The Mudcat Café TM
Thread #146309   Message #3401923
Posted By: Will Fly
09-Sep-12 - 05:08 AM
Thread Name: BS: Where now Thatcher haters?
Subject: RE: BS: Where now Thatcher haters?
I've jumped into this thread here and there and not bothered to become engaged as, like many another thread of its ilk, it goes along predictable and unchanging lines. But I thought I might add just a word on Tony Benn.

Benn - whatever you think of his actual political activity and his political stance - is, I believe, one of the few genuinely sincere political figures in this country. People who sneer at him for renouncing his peerage to stay in the Commons should check the facts before writing him off with a sneer.

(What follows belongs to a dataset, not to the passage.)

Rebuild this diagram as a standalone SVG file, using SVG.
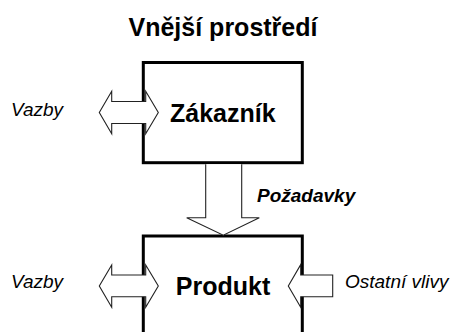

1. The peerage was awarded to his father in 1941 in an attempt by the coalition government to get more Labour peers into the Lords.

2. The peerage was to have passed to Benn's elder brother Michael - but he was killed in the war (Benn himself served as a pilot in South Africa and Rhodesia).

3. Michael, intending to enter the priesthood, hadn't cared whether he became a peer or not, but Tony Benn genuinely objected to it as it would stop his career in the Commons. He tried to renounce it, unsuccessfully, on several occasions until the law was changed.

I didn't agree with all of Benn's ideas and policies, but he did support British industry as far as he was able, given the time. What I do find interesting is a quote from him which you might apply to our times:

As a minister, I experienced the power of industrialists and bankers to get their way by use of the crudest form of economic pressure, even blackmail, against a Labour Government. Compared to this, the pressure brought to bear in industrial disputes is minuscule. This power was revealed even more clearly in 1976 when the IMF secured cuts in our public expenditure. These lessons led me to the conclusion that the UK is only superficially governed by MPs and the voters who elect them. Parliamentary democracy is, in truth, little more than a means of securing a periodical change in the management team, which is then allowed to preside over a system that remains in essence intact. If the British people were ever to ask themselves what power they truly enjoyed under our political system they would be amazed to discover how little it is.

Benn also loathed the EEC, calling it bureaucratic and centralised. So - not a crude, two-dimensional man, but one with a range of views.